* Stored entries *
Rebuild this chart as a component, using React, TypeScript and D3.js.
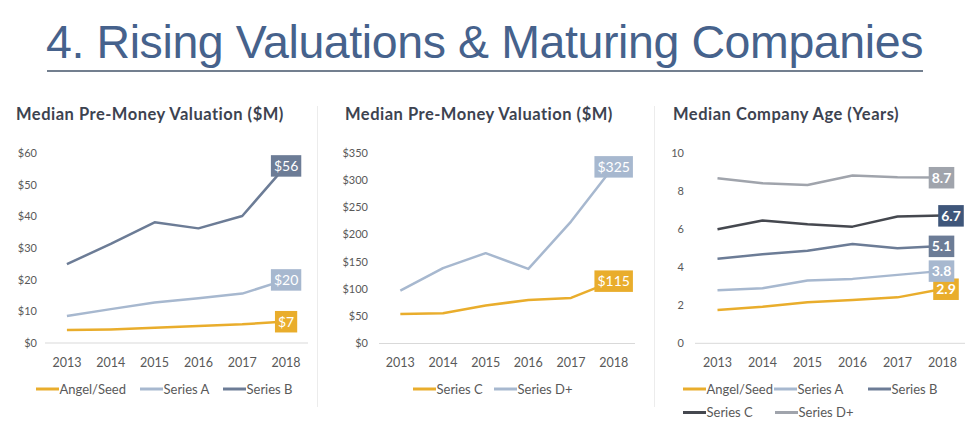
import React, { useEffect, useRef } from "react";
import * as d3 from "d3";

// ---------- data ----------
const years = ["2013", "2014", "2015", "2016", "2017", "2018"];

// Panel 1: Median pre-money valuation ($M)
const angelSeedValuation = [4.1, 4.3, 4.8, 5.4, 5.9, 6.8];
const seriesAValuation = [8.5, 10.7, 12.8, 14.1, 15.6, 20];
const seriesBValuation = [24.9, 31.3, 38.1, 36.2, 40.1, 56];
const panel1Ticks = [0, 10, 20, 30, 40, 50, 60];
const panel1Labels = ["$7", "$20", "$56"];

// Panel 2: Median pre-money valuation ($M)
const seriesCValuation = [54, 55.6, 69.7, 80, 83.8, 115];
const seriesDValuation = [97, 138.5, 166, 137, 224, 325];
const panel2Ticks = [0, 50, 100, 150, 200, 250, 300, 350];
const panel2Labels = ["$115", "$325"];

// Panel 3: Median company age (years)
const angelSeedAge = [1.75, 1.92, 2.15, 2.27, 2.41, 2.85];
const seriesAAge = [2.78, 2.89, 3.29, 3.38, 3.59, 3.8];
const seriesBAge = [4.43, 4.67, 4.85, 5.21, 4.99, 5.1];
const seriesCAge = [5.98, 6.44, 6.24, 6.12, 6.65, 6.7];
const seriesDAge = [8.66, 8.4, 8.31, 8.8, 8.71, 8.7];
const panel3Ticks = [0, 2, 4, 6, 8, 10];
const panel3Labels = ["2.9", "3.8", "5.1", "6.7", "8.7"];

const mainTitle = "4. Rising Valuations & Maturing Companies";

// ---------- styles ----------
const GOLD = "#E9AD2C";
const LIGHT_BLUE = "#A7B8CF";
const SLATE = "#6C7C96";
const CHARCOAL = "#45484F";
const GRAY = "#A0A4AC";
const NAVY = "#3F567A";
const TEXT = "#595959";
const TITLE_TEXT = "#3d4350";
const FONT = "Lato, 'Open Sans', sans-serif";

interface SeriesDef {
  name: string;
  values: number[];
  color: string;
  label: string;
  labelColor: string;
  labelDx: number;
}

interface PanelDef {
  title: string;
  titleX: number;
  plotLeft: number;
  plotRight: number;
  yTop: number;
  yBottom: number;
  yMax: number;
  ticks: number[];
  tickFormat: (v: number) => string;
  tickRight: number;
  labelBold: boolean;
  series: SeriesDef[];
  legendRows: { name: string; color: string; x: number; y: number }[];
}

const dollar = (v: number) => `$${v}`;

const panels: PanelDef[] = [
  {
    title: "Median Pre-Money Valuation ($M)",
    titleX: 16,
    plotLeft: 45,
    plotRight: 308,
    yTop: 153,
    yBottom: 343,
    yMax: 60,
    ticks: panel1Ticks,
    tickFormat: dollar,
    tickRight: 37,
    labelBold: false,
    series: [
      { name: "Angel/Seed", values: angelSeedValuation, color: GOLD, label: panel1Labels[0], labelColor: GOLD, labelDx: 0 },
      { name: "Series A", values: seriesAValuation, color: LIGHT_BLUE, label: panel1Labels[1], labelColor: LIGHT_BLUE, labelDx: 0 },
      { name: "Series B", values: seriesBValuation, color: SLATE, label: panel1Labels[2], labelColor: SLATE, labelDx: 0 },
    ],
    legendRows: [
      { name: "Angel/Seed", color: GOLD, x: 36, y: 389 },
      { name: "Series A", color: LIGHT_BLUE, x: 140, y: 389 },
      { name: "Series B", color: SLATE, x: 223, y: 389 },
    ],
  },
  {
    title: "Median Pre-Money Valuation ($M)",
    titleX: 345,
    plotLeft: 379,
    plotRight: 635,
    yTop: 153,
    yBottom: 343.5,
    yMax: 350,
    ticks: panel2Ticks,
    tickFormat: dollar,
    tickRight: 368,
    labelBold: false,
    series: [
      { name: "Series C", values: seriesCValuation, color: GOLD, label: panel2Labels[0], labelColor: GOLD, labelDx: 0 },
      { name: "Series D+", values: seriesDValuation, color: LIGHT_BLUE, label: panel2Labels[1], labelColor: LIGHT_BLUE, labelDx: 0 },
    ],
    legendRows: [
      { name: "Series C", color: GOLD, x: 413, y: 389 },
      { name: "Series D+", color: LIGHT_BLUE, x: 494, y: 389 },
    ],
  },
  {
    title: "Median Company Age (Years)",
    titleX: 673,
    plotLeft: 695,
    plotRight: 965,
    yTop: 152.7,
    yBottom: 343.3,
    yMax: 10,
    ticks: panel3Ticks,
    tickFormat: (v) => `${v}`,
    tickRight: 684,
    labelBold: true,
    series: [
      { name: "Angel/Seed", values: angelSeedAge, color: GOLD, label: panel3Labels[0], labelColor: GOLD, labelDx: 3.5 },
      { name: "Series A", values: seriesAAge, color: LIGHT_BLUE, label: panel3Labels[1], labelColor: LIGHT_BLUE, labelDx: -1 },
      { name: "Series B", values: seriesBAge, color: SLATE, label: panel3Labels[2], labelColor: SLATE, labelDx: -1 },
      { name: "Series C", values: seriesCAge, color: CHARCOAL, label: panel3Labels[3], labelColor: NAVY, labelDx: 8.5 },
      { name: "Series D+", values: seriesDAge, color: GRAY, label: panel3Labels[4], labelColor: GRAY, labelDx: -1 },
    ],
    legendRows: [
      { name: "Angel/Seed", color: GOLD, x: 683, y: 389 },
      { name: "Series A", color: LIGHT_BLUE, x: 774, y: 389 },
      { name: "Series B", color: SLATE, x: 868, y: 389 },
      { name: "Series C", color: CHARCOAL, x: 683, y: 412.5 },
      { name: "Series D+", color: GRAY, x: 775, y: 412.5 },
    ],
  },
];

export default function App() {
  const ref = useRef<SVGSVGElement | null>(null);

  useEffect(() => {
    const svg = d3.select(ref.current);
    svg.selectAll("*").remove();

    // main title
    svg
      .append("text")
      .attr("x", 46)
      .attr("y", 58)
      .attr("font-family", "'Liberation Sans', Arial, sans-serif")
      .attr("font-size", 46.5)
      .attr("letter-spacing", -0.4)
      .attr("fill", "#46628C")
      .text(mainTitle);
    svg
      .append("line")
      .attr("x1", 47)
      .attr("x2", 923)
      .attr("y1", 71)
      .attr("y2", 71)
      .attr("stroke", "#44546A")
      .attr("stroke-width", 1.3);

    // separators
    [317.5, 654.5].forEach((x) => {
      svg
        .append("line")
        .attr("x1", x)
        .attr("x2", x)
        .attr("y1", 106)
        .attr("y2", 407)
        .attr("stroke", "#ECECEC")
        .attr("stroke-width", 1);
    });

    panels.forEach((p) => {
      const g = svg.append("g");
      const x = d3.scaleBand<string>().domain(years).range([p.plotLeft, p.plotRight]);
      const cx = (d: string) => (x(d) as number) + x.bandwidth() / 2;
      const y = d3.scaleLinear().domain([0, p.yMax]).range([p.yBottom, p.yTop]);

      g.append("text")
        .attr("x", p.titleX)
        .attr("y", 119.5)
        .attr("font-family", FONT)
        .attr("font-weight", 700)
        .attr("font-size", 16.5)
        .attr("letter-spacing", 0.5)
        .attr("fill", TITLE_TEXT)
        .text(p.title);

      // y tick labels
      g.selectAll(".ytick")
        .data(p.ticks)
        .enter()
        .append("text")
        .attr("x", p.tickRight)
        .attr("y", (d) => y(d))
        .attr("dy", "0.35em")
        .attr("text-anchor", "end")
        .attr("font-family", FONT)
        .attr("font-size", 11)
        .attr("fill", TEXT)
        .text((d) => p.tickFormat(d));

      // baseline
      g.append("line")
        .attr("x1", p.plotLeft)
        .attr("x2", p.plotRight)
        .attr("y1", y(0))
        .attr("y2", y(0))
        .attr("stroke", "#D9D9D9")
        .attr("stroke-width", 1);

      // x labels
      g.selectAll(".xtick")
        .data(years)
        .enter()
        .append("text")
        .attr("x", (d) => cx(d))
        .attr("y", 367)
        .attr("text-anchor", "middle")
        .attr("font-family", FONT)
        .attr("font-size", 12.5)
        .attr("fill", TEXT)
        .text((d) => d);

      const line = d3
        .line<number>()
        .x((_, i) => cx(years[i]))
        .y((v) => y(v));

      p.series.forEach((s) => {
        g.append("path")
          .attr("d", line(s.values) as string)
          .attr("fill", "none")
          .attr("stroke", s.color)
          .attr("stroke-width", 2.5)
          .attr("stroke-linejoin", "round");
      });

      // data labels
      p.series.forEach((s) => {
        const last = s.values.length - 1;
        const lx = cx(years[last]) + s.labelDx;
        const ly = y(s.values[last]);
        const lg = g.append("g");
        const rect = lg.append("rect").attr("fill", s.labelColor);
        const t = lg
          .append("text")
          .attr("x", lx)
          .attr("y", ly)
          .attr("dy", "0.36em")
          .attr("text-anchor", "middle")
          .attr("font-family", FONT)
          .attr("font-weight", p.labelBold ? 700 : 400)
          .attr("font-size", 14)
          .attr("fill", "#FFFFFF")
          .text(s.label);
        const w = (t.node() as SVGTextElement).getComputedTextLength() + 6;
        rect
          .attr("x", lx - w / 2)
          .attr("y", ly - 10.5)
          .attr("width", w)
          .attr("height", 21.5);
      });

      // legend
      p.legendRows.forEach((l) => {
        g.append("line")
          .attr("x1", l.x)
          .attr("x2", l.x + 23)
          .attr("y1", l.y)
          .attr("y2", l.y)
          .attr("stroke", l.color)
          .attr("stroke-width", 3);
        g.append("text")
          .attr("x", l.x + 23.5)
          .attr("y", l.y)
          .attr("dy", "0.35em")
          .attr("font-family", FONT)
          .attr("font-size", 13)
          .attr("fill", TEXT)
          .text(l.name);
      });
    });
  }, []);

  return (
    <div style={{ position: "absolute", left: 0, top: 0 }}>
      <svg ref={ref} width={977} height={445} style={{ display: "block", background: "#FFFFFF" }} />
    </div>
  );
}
---
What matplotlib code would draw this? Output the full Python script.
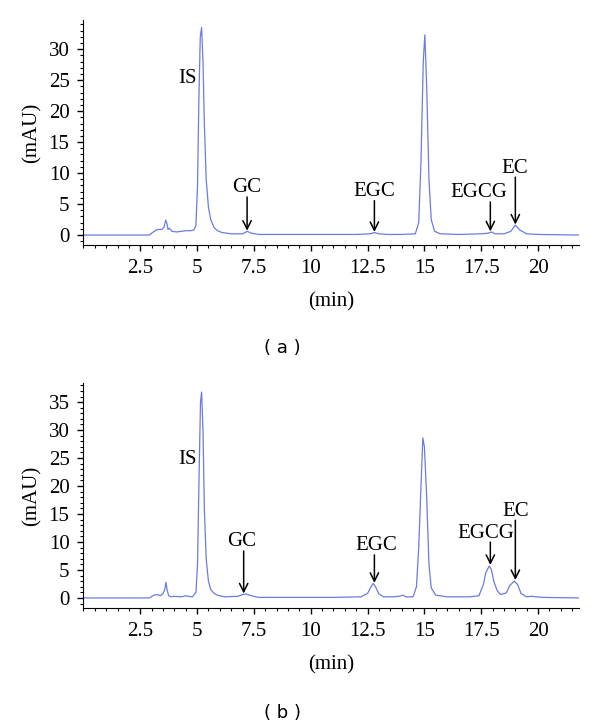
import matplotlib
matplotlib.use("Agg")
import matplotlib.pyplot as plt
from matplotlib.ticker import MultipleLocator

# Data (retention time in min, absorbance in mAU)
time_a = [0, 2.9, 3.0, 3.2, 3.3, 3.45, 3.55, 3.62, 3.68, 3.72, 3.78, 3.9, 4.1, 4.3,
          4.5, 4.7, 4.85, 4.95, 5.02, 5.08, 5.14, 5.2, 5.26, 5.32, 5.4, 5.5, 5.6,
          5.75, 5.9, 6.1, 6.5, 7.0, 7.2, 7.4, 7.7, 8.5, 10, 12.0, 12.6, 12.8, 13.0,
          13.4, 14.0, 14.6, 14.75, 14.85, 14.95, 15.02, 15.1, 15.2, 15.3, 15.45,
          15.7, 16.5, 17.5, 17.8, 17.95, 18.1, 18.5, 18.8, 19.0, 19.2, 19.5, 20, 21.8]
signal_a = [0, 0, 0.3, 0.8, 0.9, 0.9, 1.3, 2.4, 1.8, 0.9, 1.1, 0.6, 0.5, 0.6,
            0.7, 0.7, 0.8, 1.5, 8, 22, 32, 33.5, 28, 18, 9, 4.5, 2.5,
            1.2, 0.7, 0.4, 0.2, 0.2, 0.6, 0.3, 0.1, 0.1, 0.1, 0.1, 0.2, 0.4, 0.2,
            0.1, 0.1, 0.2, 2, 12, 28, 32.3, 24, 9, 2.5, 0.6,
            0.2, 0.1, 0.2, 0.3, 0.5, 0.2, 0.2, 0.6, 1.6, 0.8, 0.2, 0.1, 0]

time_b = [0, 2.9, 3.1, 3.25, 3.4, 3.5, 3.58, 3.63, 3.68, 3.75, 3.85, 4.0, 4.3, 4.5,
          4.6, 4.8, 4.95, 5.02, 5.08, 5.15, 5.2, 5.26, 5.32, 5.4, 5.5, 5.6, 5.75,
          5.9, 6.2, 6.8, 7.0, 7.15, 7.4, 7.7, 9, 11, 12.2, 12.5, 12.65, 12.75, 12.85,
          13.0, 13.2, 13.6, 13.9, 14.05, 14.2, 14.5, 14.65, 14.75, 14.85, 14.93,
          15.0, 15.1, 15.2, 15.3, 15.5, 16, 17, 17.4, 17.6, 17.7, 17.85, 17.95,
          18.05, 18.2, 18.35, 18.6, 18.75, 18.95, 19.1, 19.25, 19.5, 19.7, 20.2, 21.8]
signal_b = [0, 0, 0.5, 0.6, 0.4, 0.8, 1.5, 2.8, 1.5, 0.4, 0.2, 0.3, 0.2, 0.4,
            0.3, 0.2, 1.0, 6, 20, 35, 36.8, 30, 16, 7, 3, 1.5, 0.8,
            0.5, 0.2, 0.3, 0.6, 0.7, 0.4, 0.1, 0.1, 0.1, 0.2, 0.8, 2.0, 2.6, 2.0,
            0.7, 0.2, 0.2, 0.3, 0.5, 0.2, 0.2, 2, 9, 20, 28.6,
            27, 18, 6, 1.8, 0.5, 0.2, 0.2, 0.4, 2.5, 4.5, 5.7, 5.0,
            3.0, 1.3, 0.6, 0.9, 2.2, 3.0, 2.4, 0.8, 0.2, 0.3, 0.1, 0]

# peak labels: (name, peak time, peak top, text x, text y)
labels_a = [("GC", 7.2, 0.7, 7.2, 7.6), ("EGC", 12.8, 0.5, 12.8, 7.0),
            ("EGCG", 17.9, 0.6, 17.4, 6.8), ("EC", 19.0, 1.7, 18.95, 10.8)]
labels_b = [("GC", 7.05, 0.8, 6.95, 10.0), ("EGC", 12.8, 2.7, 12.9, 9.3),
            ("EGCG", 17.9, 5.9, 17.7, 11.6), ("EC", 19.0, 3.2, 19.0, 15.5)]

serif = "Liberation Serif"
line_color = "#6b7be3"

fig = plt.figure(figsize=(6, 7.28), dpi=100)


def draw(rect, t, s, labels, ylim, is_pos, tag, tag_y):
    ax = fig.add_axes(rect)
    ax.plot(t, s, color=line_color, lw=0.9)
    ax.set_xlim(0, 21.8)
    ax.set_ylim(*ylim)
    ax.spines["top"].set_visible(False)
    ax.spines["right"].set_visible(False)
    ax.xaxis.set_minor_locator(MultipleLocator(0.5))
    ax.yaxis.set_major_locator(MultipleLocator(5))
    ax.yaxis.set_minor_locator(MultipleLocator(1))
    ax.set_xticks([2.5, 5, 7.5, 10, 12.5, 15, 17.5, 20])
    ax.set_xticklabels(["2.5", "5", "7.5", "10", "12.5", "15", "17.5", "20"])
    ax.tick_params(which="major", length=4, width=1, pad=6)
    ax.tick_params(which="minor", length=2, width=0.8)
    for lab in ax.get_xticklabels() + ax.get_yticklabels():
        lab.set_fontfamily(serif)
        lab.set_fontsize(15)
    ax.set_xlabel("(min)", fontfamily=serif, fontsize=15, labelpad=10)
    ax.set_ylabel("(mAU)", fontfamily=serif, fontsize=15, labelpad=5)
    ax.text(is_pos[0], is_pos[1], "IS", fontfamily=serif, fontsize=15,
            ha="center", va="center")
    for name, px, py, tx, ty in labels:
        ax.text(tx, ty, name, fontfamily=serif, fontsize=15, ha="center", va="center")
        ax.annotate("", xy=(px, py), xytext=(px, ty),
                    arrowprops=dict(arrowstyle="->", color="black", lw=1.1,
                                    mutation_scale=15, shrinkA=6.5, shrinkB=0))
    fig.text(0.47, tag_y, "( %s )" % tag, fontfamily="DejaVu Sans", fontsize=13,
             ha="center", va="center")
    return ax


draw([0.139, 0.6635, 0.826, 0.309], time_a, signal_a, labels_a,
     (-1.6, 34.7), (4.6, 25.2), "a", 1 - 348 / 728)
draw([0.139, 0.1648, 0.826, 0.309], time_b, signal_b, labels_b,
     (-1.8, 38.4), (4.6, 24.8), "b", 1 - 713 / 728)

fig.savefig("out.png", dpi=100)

* Instructions to follow *
Among the lines of the listing, how many hold the string "this"? Respond with only the number.

* The solution *
2